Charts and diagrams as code
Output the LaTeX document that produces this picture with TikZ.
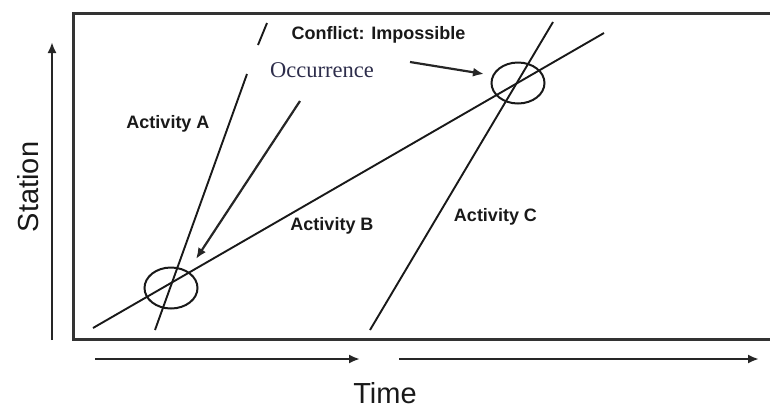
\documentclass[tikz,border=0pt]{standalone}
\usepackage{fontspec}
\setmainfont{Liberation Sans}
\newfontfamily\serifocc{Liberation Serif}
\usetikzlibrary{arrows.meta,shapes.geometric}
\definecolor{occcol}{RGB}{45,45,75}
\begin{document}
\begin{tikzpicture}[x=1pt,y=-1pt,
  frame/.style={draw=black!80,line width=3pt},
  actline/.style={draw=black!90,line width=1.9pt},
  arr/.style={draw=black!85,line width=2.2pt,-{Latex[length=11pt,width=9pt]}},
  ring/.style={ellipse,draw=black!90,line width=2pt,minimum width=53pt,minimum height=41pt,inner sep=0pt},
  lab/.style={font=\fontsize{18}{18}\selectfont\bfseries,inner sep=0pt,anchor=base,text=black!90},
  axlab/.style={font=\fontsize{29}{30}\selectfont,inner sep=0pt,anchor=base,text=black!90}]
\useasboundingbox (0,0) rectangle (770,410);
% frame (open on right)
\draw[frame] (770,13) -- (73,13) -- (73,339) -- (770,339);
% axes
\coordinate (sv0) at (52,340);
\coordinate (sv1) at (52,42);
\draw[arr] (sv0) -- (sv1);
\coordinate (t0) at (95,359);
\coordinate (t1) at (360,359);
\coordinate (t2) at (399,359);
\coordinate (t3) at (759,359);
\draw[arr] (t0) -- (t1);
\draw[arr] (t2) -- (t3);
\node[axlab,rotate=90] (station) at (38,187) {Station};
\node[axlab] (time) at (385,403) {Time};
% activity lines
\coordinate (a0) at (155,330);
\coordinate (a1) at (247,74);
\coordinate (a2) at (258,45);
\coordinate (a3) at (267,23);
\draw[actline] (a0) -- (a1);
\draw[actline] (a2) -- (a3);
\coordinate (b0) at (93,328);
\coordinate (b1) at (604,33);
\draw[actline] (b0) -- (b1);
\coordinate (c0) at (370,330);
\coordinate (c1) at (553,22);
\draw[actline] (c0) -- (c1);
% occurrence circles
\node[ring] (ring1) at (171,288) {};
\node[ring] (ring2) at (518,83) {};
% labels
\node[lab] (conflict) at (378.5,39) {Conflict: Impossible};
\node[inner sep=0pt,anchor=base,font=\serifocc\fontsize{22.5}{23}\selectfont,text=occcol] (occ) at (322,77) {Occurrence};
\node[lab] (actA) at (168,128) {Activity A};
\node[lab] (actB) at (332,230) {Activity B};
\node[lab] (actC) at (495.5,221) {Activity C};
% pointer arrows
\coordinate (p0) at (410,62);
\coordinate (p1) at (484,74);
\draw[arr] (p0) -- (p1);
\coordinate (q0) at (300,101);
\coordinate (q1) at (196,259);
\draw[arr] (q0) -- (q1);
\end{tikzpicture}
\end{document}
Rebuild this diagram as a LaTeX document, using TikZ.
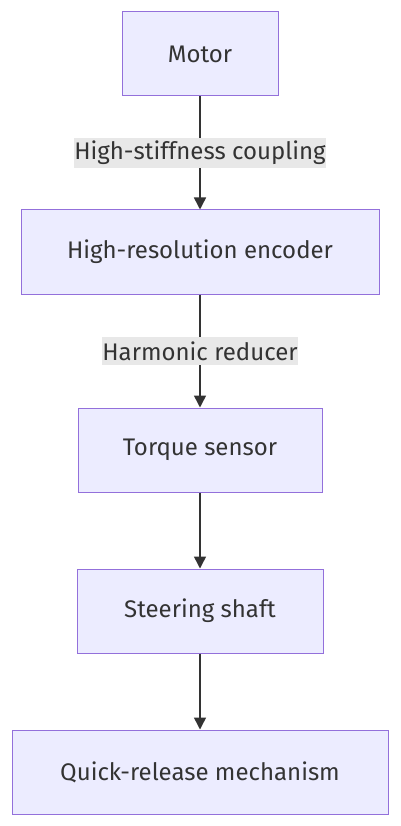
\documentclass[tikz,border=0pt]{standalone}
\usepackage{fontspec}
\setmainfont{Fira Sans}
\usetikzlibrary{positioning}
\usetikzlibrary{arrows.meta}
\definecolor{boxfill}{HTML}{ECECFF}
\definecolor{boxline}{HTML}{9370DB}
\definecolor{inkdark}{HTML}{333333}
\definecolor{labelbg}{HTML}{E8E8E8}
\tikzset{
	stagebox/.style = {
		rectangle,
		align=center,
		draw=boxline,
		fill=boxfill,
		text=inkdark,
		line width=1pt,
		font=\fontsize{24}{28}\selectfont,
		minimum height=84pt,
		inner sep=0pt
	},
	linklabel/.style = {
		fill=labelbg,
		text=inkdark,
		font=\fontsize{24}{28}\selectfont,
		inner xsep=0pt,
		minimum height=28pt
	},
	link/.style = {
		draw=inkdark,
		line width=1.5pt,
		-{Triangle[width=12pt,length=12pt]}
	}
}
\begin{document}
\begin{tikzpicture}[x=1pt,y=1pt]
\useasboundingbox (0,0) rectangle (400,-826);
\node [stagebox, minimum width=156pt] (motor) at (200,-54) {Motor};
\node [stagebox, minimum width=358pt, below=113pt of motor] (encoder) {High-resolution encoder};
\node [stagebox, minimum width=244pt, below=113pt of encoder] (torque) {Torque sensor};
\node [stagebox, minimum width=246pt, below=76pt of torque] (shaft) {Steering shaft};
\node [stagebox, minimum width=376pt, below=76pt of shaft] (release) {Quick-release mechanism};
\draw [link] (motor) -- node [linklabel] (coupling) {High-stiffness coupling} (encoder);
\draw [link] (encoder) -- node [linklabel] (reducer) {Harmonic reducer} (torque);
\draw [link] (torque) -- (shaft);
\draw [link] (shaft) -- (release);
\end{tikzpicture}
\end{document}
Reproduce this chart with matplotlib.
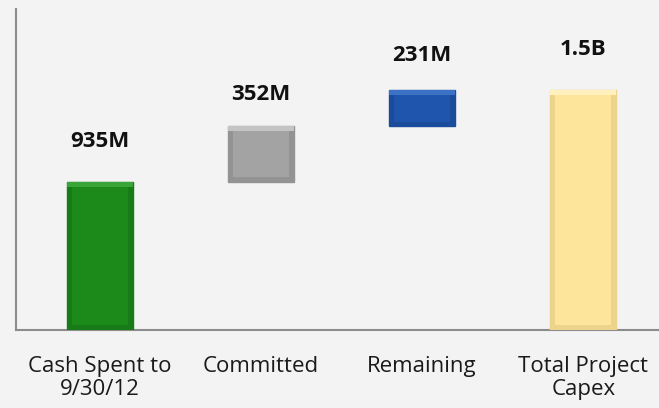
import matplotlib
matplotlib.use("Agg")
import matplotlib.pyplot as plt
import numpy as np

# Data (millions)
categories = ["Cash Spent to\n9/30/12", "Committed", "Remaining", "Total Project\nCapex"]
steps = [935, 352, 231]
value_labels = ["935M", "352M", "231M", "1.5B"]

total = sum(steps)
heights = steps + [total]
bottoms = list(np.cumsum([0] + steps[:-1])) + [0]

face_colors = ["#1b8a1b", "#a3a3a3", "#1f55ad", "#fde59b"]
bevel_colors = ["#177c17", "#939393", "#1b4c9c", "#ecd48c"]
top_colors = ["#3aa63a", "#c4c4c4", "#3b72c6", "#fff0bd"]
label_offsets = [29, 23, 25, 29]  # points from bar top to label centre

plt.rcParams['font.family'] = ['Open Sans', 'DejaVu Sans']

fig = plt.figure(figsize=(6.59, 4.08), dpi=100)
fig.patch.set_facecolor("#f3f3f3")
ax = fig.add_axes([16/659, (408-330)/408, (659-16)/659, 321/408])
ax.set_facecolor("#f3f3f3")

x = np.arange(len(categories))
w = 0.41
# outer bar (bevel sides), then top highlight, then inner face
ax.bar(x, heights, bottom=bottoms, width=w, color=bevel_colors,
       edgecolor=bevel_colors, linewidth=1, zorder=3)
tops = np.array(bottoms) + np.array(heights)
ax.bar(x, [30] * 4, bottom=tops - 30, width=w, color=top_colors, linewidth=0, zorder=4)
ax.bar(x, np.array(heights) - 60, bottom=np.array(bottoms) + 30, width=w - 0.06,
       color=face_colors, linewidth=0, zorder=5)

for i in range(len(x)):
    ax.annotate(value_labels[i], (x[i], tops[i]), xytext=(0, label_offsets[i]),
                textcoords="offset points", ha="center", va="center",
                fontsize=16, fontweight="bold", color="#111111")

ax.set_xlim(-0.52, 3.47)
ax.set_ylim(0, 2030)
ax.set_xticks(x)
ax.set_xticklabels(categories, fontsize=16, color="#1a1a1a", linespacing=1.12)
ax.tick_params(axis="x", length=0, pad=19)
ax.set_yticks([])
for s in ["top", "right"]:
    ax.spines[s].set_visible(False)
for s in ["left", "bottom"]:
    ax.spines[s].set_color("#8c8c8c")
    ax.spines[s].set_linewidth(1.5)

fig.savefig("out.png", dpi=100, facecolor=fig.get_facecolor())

AIM
All of the entries above should be copied exactly, except for the pictures.

THE SOLUTION
Output the LaTeX document that produces this picture with TikZ.
\documentclass[tikz,border=0pt]{standalone}
\usepackage{fontspec}
\setmainfont{Liberation Sans}
\newfontfamily\serifocc{Liberation Serif}
\usetikzlibrary{arrows.meta,shapes.geometric}
\definecolor{occcol}{RGB}{45,45,75}
\begin{document}
\begin{tikzpicture}[x=1pt,y=-1pt,
  frame/.style={draw=black!80,line width=3pt},
  actline/.style={draw=black!90,line width=1.9pt},
  arr/.style={draw=black!85,line width=2.2pt,-{Latex[length=11pt,width=9pt]}},
  ring/.style={ellipse,draw=black!90,line width=2pt,minimum width=53pt,minimum height=41pt,inner sep=0pt},
  lab/.style={font=\fontsize{18}{18}\selectfont\bfseries,inner sep=0pt,anchor=base,text=black!90},
  axlab/.style={font=\fontsize{29}{30}\selectfont,inner sep=0pt,anchor=base,text=black!90}]
\useasboundingbox (0,0) rectangle (770,410);
% frame (open on right)
\draw[frame] (770,13) -- (73,13) -- (73,339) -- (770,339);
% axes
\coordinate (sv0) at (52,340);
\coordinate (sv1) at (52,42);
\draw[arr] (sv0) -- (sv1);
\coordinate (t0) at (95,359);
\coordinate (t1) at (360,359);
\coordinate (t2) at (399,359);
\coordinate (t3) at (759,359);
\draw[arr] (t0) -- (t1);
\draw[arr] (t2) -- (t3);
\node[axlab,rotate=90] (station) at (38,187) {Station};
\node[axlab] (time) at (385,403) {Time};
% activity lines
\coordinate (a0) at (155,330);
\coordinate (a1) at (247,74);
\coordinate (a2) at (258,45);
\coordinate (a3) at (267,23);
\draw[actline] (a0) -- (a1);
\draw[actline] (a2) -- (a3);
\coordinate (b0) at (93,328);
\coordinate (b1) at (604,33);
\draw[actline] (b0) -- (b1);
\coordinate (c0) at (370,330);
\coordinate (c1) at (553,22);
\draw[actline] (c0) -- (c1);
% occurrence circles
\node[ring] (ring1) at (171,288) {};
\node[ring] (ring2) at (518,83) {};
% labels
\node[lab] (conflict) at (378.5,39) {Conflict: Impossible};
\node[inner sep=0pt,anchor=base,font=\serifocc\fontsize{22.5}{23}\selectfont,text=occcol] (occ) at (322,77) {Occurrence};
\node[lab] (actA) at (168,128) {Activity A};
\node[lab] (actB) at (332,230) {Activity B};
\node[lab] (actC) at (495.5,221) {Activity C};
% pointer arrows
\coordinate (p0) at (410,62);
\coordinate (p1) at (484,74);
\draw[arr] (p0) -- (p1);
\coordinate (q0) at (300,101);
\coordinate (q1) at (196,259);
\draw[arr] (q0) -- (q1);
\end{tikzpicture}
\end{document}
Rebuild this diagram as a LaTeX document, using TikZ.
\documentclass[tikz,border=0pt]{standalone}
\usepackage{fontspec}
\setmainfont{Fira Sans}
\usetikzlibrary{positioning}
\usetikzlibrary{arrows.meta}
\definecolor{boxfill}{HTML}{ECECFF}
\definecolor{boxline}{HTML}{9370DB}
\definecolor{inkdark}{HTML}{333333}
\definecolor{labelbg}{HTML}{E8E8E8}
\tikzset{
	stagebox/.style = {
		rectangle,
		align=center,
		draw=boxline,
		fill=boxfill,
		text=inkdark,
		line width=1pt,
		font=\fontsize{24}{28}\selectfont,
		minimum height=84pt,
		inner sep=0pt
	},
	linklabel/.style = {
		fill=labelbg,
		text=inkdark,
		font=\fontsize{24}{28}\selectfont,
		inner xsep=0pt,
		minimum height=28pt
	},
	link/.style = {
		draw=inkdark,
		line width=1.5pt,
		-{Triangle[width=12pt,length=12pt]}
	}
}
\begin{document}
\begin{tikzpicture}[x=1pt,y=1pt]
\useasboundingbox (0,0) rectangle (400,-826);
\node [stagebox, minimum width=156pt] (motor) at (200,-54) {Motor};
\node [stagebox, minimum width=358pt, below=113pt of motor] (encoder) {High-resolution encoder};
\node [stagebox, minimum width=244pt, below=113pt of encoder] (torque) {Torque sensor};
\node [stagebox, minimum width=246pt, below=76pt of torque] (shaft) {Steering shaft};
\node [stagebox, minimum width=376pt, below=76pt of shaft] (release) {Quick-release mechanism};
\draw [link] (motor) -- node [linklabel] (coupling) {High-stiffness coupling} (encoder);
\draw [link] (encoder) -- node [linklabel] (reducer) {Harmonic reducer} (torque);
\draw [link] (torque) -- (shaft);
\draw [link] (shaft) -- (release);
\end{tikzpicture}
\end{document}
Reproduce this chart with matplotlib.
import matplotlib
matplotlib.use("Agg")
import matplotlib.pyplot as plt
import numpy as np

# Data (millions)
categories = ["Cash Spent to\n9/30/12", "Committed", "Remaining", "Total Project\nCapex"]
steps = [935, 352, 231]
value_labels = ["935M", "352M", "231M", "1.5B"]

total = sum(steps)
heights = steps + [total]
bottoms = list(np.cumsum([0] + steps[:-1])) + [0]

face_colors = ["#1b8a1b", "#a3a3a3", "#1f55ad", "#fde59b"]
bevel_colors = ["#177c17", "#939393", "#1b4c9c", "#ecd48c"]
top_colors = ["#3aa63a", "#c4c4c4", "#3b72c6", "#fff0bd"]
label_offsets = [29, 23, 25, 29]  # points from bar top to label centre

plt.rcParams['font.family'] = ['Open Sans', 'DejaVu Sans']

fig = plt.figure(figsize=(6.59, 4.08), dpi=100)
fig.patch.set_facecolor("#f3f3f3")
ax = fig.add_axes([16/659, (408-330)/408, (659-16)/659, 321/408])
ax.set_facecolor("#f3f3f3")

x = np.arange(len(categories))
w = 0.41
# outer bar (bevel sides), then top highlight, then inner face
ax.bar(x, heights, bottom=bottoms, width=w, color=bevel_colors,
       edgecolor=bevel_colors, linewidth=1, zorder=3)
tops = np.array(bottoms) + np.array(heights)
ax.bar(x, [30] * 4, bottom=tops - 30, width=w, color=top_colors, linewidth=0, zorder=4)
ax.bar(x, np.array(heights) - 60, bottom=np.array(bottoms) + 30, width=w - 0.06,
       color=face_colors, linewidth=0, zorder=5)

for i in range(len(x)):
    ax.annotate(value_labels[i], (x[i], tops[i]), xytext=(0, label_offsets[i]),
                textcoords="offset points", ha="center", va="center",
                fontsize=16, fontweight="bold", color="#111111")

ax.set_xlim(-0.52, 3.47)
ax.set_ylim(0, 2030)
ax.set_xticks(x)
ax.set_xticklabels(categories, fontsize=16, color="#1a1a1a", linespacing=1.12)
ax.tick_params(axis="x", length=0, pad=19)
ax.set_yticks([])
for s in ["top", "right"]:
    ax.spines[s].set_visible(False)
for s in ["left", "bottom"]:
    ax.spines[s].set_color("#8c8c8c")
    ax.spines[s].set_linewidth(1.5)

fig.savefig("out.png", dpi=100, facecolor=fig.get_facecolor())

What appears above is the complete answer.